(Entries with chart source code)
******
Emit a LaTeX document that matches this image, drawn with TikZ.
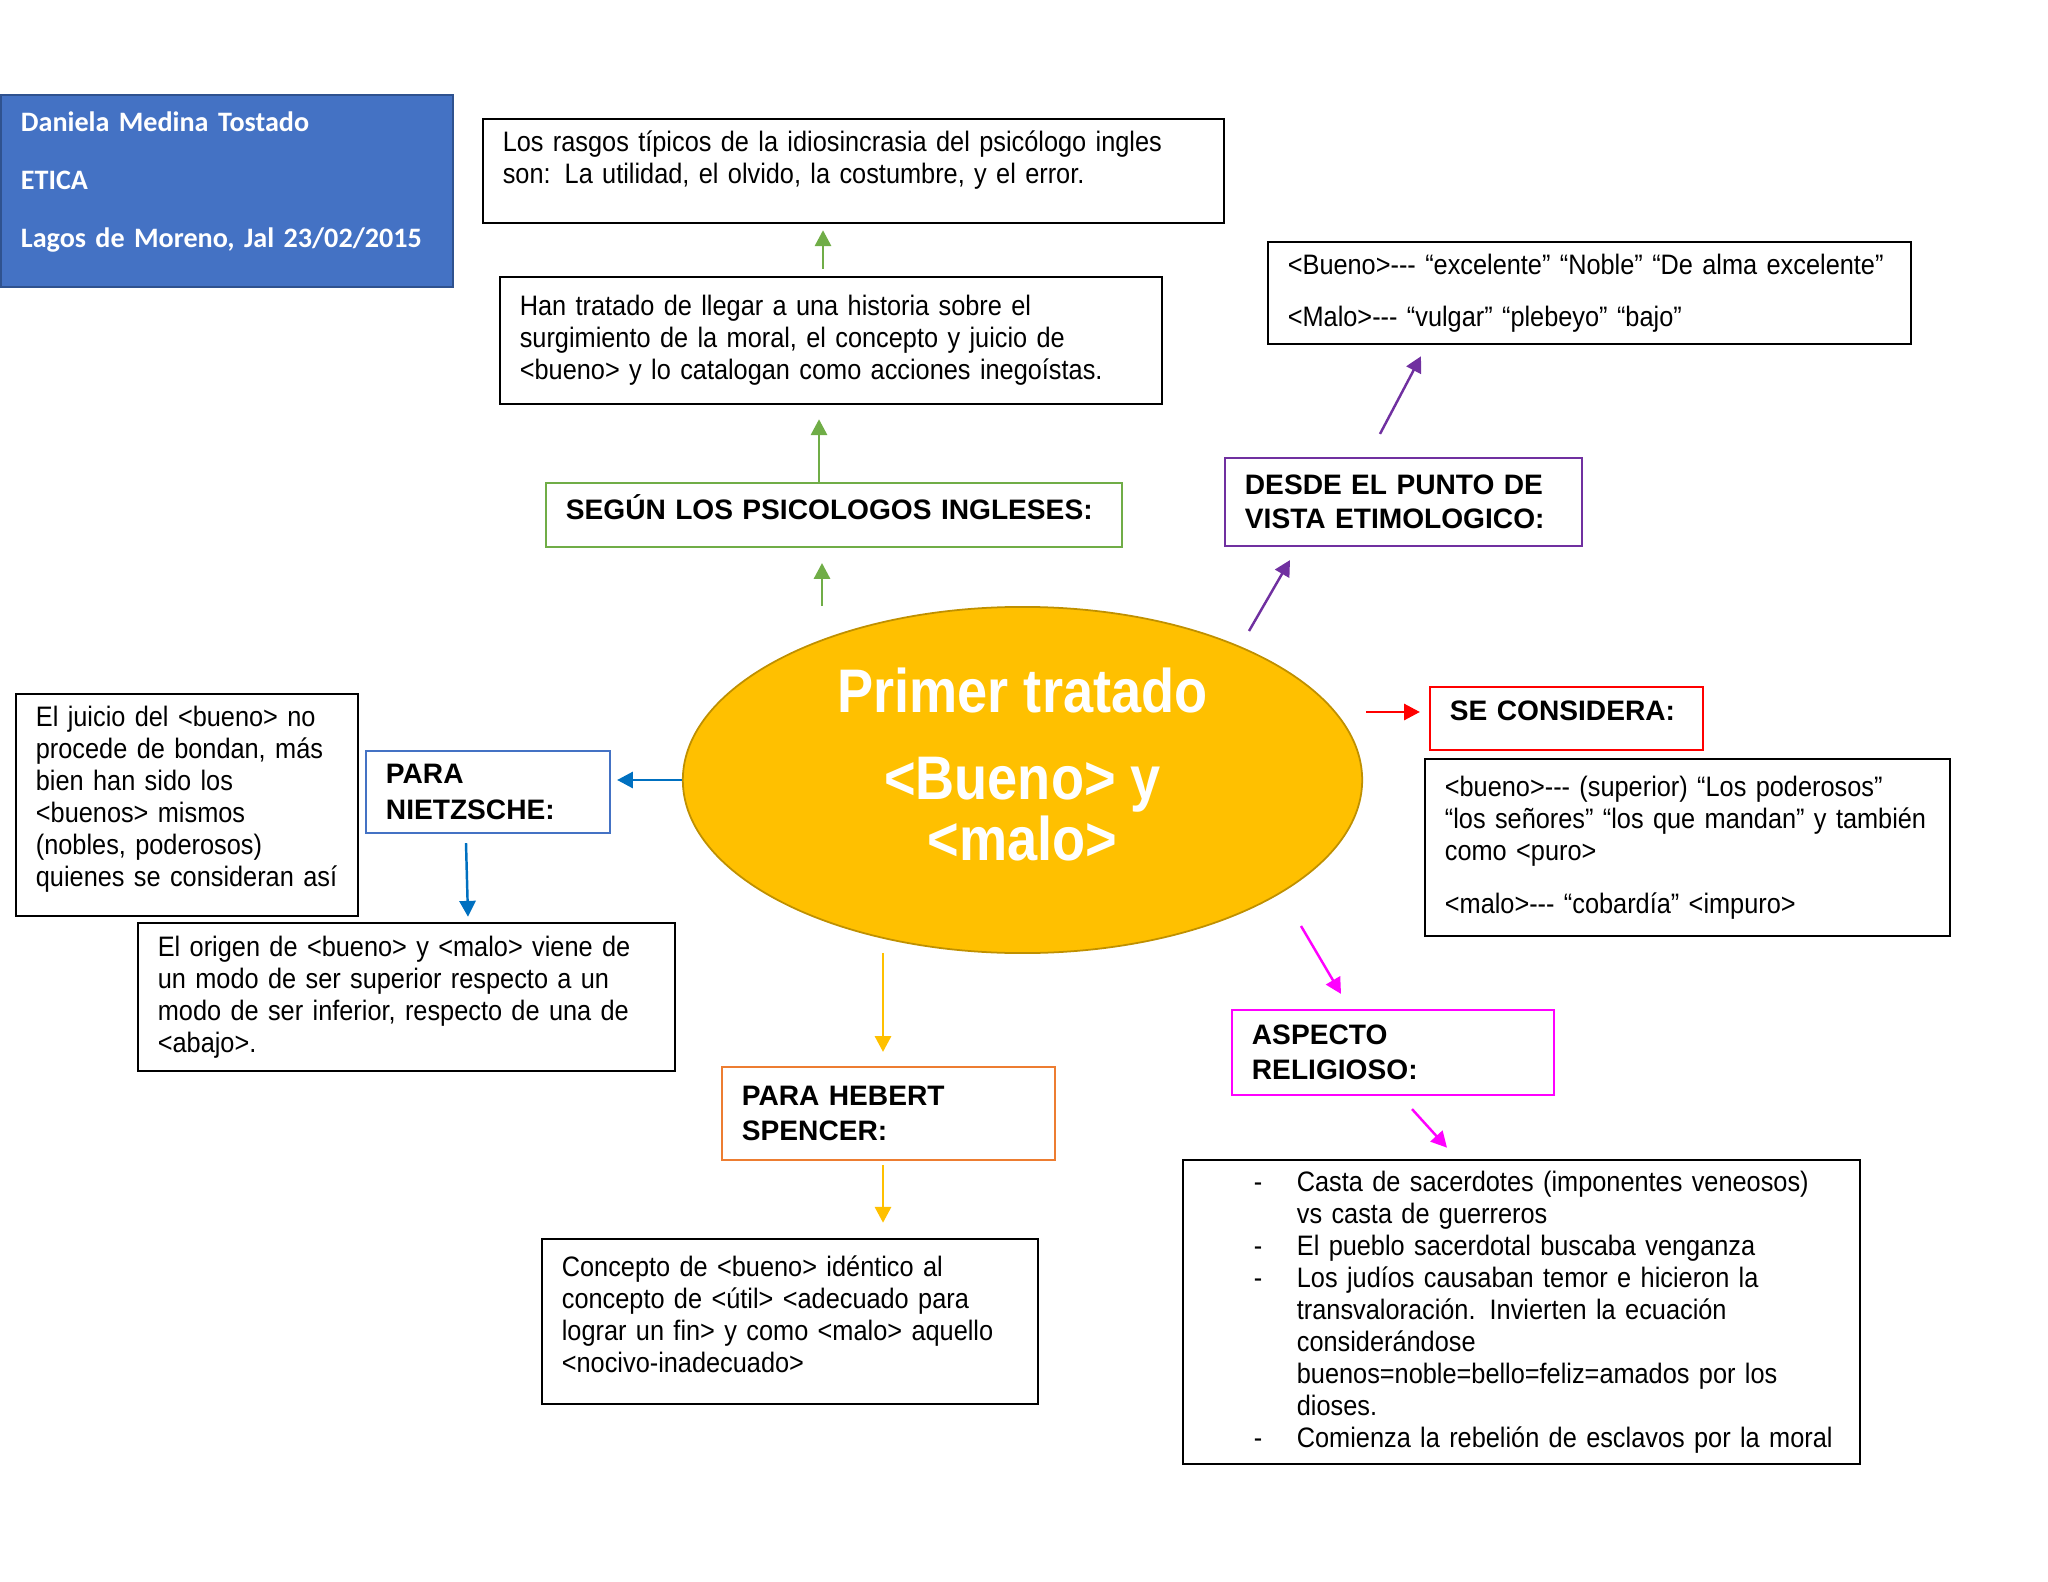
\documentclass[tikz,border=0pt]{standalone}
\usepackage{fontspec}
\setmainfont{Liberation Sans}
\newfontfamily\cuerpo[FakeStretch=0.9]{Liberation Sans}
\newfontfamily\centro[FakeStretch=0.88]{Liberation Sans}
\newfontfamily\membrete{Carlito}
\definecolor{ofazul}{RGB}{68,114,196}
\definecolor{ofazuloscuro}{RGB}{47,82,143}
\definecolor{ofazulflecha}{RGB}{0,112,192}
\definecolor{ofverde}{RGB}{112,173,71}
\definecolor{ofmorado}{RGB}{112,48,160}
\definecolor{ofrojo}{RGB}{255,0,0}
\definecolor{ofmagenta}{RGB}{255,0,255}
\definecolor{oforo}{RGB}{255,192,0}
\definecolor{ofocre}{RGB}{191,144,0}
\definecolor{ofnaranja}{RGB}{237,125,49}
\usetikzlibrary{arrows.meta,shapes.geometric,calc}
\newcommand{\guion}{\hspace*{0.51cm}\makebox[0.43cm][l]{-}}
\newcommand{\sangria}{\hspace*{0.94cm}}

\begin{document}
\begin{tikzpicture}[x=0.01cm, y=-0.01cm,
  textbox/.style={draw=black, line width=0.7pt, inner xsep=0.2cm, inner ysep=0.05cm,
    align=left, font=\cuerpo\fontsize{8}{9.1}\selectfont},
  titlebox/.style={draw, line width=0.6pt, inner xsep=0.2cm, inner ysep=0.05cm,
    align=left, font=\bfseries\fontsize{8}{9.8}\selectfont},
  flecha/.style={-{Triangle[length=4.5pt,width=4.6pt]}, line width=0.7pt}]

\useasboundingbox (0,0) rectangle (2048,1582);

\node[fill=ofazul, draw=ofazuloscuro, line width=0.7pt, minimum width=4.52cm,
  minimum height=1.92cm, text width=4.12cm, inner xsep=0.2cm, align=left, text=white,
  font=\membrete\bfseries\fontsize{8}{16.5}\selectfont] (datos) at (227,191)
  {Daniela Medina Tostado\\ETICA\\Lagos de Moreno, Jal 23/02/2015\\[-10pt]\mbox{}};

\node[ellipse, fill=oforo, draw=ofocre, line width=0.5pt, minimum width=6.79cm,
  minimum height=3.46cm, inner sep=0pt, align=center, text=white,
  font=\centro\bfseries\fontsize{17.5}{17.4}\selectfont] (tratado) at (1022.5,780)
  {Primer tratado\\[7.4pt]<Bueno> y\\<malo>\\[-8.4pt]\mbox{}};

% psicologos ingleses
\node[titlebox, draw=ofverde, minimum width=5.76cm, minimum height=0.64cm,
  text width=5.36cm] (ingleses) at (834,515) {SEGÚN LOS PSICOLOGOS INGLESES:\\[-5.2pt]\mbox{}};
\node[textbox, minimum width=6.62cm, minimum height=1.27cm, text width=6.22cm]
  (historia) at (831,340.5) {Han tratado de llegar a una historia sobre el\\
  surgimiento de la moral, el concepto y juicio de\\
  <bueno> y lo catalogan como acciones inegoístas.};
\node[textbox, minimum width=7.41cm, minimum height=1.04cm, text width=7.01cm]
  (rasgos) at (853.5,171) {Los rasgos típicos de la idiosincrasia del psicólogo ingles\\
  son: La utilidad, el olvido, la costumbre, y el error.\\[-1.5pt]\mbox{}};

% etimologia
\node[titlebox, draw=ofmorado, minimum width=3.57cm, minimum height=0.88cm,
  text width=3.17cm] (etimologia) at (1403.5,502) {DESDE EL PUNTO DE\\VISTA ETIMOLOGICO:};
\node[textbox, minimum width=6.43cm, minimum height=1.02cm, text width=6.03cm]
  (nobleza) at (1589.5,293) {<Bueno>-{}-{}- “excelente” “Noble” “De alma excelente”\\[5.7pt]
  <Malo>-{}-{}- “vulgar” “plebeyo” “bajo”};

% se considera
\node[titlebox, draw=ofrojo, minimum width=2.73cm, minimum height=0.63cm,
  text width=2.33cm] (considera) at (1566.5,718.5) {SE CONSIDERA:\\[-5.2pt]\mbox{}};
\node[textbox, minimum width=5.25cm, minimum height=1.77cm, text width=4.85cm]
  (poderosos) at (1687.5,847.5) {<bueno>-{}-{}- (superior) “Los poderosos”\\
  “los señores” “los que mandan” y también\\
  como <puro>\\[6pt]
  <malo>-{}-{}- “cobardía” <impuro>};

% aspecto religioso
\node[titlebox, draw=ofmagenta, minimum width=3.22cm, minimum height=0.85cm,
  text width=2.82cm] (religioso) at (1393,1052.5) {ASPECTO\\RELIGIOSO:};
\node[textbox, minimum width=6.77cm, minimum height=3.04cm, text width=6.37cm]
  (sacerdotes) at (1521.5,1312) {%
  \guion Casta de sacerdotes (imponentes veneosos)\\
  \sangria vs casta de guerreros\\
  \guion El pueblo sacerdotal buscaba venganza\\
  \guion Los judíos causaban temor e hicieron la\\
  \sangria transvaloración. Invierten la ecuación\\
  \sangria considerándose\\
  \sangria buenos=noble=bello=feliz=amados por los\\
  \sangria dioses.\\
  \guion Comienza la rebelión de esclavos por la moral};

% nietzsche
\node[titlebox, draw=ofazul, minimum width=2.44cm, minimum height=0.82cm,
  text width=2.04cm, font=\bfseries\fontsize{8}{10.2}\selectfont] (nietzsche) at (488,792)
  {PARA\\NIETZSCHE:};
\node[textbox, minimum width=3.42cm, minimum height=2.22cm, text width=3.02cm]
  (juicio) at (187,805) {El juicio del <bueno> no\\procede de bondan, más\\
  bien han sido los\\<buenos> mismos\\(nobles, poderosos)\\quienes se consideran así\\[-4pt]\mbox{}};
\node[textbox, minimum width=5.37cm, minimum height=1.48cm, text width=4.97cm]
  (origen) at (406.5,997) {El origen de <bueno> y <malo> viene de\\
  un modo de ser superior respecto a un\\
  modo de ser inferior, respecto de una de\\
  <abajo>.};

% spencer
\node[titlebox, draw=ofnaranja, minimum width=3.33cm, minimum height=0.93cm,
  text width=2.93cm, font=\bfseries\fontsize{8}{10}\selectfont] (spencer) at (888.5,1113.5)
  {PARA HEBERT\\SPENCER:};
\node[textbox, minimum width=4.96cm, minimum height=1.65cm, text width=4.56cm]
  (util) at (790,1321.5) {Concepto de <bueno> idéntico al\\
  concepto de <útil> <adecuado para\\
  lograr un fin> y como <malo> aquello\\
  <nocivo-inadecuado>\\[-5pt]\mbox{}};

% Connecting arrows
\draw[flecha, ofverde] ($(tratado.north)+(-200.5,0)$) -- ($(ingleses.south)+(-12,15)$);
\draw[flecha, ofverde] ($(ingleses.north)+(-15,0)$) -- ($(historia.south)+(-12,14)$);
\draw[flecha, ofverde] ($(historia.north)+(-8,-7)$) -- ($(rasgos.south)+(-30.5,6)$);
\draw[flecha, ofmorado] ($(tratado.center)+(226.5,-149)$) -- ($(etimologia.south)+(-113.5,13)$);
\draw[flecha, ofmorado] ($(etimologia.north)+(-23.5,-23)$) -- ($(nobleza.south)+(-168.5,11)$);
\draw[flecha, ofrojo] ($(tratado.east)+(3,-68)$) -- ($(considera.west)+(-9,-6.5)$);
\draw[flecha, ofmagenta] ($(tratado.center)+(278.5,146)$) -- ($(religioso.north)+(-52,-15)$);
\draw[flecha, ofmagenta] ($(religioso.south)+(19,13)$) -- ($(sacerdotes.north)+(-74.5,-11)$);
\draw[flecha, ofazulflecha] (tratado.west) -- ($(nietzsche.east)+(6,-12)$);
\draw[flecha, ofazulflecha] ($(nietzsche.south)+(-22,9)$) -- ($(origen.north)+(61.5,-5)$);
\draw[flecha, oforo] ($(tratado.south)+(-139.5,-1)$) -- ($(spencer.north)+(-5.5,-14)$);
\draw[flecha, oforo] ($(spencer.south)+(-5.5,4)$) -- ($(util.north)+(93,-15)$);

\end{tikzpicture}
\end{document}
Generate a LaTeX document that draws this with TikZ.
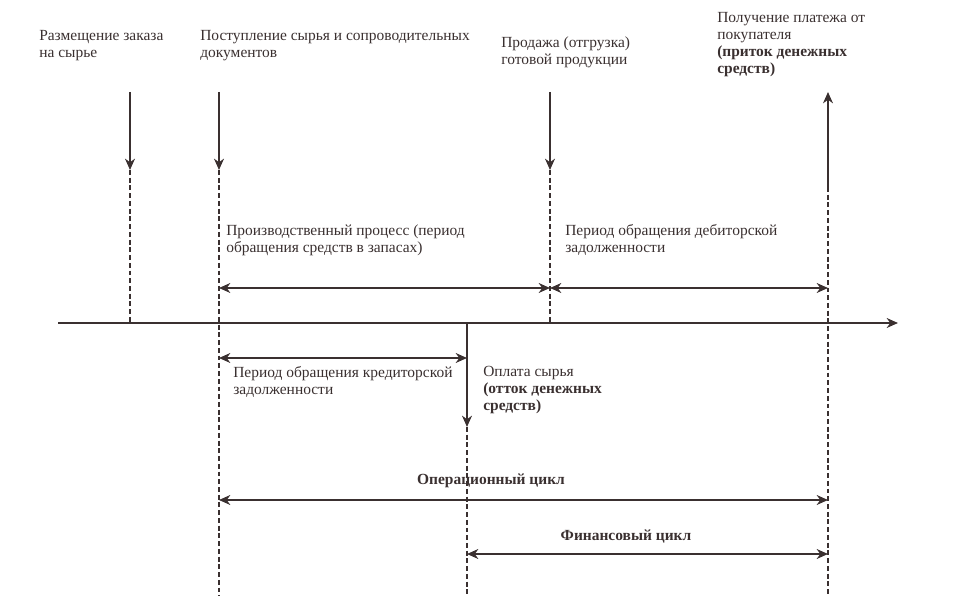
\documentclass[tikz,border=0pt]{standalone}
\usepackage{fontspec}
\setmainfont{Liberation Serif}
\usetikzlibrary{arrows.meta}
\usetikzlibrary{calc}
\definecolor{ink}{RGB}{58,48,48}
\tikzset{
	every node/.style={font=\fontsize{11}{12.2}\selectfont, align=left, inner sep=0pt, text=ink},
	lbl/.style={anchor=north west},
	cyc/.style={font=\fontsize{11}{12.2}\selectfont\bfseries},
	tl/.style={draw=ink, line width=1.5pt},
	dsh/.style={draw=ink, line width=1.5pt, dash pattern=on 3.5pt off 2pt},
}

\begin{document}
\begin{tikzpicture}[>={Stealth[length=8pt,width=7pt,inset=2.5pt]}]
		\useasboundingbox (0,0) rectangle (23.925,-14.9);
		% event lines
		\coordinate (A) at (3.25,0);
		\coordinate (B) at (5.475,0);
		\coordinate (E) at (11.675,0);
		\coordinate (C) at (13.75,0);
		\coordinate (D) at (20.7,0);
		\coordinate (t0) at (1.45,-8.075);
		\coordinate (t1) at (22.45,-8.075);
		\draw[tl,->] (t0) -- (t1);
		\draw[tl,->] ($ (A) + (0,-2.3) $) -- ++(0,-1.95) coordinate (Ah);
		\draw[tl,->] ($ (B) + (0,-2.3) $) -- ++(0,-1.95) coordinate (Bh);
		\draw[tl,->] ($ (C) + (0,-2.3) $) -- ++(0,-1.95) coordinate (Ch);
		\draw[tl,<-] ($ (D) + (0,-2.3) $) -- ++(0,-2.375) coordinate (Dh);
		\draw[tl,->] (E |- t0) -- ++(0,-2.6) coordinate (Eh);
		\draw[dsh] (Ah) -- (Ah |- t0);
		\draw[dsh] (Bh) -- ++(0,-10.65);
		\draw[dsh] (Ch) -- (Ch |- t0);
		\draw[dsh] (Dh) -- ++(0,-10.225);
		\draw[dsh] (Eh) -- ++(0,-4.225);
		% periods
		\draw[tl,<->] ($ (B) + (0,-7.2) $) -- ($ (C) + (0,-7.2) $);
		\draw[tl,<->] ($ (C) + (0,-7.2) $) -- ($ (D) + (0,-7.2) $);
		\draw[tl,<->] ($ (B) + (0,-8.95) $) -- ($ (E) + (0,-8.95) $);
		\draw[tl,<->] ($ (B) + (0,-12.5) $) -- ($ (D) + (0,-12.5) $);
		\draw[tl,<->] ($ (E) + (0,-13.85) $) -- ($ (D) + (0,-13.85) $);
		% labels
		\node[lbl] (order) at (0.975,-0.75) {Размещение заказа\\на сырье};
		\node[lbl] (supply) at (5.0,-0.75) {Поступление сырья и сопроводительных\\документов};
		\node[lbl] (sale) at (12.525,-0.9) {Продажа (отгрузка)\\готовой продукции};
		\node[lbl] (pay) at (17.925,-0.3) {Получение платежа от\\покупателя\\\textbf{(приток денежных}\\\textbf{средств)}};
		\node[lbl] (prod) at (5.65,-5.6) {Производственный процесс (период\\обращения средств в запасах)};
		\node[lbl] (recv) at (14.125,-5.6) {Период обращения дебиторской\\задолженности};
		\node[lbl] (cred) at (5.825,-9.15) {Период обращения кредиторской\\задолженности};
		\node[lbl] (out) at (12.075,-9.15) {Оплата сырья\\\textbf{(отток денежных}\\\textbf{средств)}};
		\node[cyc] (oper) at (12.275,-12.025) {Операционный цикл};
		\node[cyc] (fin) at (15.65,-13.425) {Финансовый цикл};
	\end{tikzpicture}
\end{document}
******
AIM OF THE TASK: Write out each line of the listing above, exactly, from its first line to the line holding "(0,0) rectangle (2048,1582);", inclusive. Skip the pictures.

REPLY TO THE EXERCISE:
Emit a LaTeX document that matches this image, drawn with TikZ.
\documentclass[tikz,border=0pt]{standalone}
\usepackage{fontspec}
\setmainfont{Liberation Sans}
\newfontfamily\cuerpo[FakeStretch=0.9]{Liberation Sans}
\newfontfamily\centro[FakeStretch=0.88]{Liberation Sans}
\newfontfamily\membrete{Carlito}
\definecolor{ofazul}{RGB}{68,114,196}
\definecolor{ofazuloscuro}{RGB}{47,82,143}
\definecolor{ofazulflecha}{RGB}{0,112,192}
\definecolor{ofverde}{RGB}{112,173,71}
\definecolor{ofmorado}{RGB}{112,48,160}
\definecolor{ofrojo}{RGB}{255,0,0}
\definecolor{ofmagenta}{RGB}{255,0,255}
\definecolor{oforo}{RGB}{255,192,0}
\definecolor{ofocre}{RGB}{191,144,0}
\definecolor{ofnaranja}{RGB}{237,125,49}
\usetikzlibrary{arrows.meta,shapes.geometric,calc}
\newcommand{\guion}{\hspace*{0.51cm}\makebox[0.43cm][l]{-}}
\newcommand{\sangria}{\hspace*{0.94cm}}

\begin{document}
\begin{tikzpicture}[x=0.01cm, y=-0.01cm,
  textbox/.style={draw=black, line width=0.7pt, inner xsep=0.2cm, inner ysep=0.05cm,
    align=left, font=\cuerpo\fontsize{8}{9.1}\selectfont},
  titlebox/.style={draw, line width=0.6pt, inner xsep=0.2cm, inner ysep=0.05cm,
    align=left, font=\bfseries\fontsize{8}{9.8}\selectfont},
  flecha/.style={-{Triangle[length=4.5pt,width=4.6pt]}, line width=0.7pt}]

\useasboundingbox (0,0) rectangle (2048,1582);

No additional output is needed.